▶ **Short task**
Work out how many lines of the listing hold the string "matplotlib", then answer with that number and nothing else.

▶ **Collection entries**
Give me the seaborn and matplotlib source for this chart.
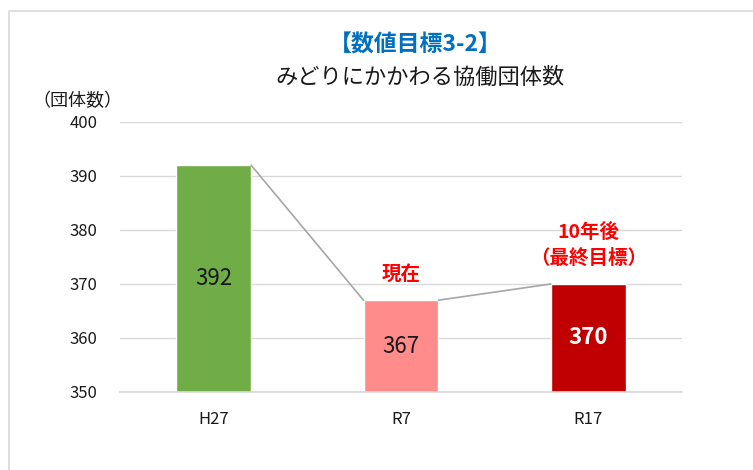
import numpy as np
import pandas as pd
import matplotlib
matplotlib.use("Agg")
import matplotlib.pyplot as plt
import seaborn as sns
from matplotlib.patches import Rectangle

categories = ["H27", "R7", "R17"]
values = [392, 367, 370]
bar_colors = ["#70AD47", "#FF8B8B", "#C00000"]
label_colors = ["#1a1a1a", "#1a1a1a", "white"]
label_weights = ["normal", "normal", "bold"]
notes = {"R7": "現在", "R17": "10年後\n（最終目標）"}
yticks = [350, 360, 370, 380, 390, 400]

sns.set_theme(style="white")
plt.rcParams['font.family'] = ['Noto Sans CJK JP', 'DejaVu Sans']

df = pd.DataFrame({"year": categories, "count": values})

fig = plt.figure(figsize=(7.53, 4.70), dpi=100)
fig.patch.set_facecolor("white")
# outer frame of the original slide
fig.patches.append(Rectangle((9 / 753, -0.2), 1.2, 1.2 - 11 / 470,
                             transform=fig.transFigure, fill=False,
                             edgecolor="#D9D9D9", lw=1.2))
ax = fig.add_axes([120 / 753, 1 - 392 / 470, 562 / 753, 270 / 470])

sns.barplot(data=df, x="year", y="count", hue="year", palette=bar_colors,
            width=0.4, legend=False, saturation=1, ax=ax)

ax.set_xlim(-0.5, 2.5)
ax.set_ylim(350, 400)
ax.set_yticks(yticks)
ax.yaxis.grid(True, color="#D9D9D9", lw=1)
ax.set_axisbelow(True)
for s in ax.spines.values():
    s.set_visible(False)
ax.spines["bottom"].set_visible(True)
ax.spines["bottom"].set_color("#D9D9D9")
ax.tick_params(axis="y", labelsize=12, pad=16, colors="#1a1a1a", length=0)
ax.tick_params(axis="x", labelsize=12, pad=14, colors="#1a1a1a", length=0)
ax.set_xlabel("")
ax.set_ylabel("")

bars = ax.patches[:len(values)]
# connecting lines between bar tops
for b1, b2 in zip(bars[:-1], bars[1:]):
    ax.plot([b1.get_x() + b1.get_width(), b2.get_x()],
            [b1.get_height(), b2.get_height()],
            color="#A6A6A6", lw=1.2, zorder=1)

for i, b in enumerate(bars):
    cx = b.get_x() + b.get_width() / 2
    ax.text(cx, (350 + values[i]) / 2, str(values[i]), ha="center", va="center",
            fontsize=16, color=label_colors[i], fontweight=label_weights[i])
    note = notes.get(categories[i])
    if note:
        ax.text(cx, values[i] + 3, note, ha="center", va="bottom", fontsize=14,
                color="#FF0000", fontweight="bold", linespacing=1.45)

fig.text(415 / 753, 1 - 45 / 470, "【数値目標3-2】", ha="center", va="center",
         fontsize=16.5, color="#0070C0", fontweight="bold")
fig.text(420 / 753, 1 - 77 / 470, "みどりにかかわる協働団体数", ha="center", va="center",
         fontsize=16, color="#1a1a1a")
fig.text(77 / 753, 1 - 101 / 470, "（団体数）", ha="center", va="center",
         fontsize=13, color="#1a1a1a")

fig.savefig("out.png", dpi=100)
* * *
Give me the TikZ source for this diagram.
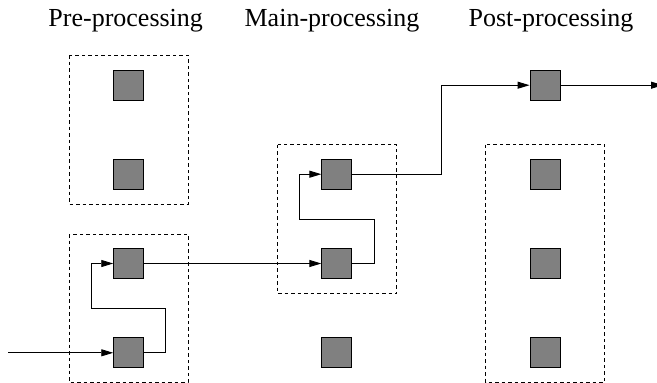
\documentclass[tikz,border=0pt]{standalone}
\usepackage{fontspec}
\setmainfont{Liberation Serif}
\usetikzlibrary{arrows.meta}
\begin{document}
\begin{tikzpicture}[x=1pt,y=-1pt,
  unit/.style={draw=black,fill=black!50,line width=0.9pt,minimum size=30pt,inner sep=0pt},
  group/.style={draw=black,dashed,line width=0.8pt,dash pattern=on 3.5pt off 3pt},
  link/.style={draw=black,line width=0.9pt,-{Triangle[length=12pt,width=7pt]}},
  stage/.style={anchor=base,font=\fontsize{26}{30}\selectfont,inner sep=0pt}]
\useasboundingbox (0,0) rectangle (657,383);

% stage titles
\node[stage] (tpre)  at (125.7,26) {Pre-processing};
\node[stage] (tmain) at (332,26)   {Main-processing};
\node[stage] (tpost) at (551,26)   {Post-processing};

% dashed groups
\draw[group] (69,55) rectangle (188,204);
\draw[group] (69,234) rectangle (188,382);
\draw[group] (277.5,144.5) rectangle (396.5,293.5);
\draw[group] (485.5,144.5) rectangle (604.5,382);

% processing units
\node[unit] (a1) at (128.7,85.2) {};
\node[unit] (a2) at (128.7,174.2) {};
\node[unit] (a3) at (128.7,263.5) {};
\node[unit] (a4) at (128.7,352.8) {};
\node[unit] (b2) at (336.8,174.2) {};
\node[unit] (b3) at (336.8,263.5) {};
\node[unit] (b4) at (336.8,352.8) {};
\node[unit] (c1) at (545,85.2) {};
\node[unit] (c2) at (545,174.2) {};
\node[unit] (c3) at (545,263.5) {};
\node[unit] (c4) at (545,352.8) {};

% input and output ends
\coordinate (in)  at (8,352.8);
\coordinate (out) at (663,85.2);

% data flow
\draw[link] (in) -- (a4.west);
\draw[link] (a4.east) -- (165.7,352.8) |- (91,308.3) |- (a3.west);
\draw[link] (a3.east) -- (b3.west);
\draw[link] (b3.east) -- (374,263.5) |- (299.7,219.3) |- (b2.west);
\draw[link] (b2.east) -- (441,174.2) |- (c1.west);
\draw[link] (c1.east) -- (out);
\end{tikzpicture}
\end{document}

▶ **Answer below**
5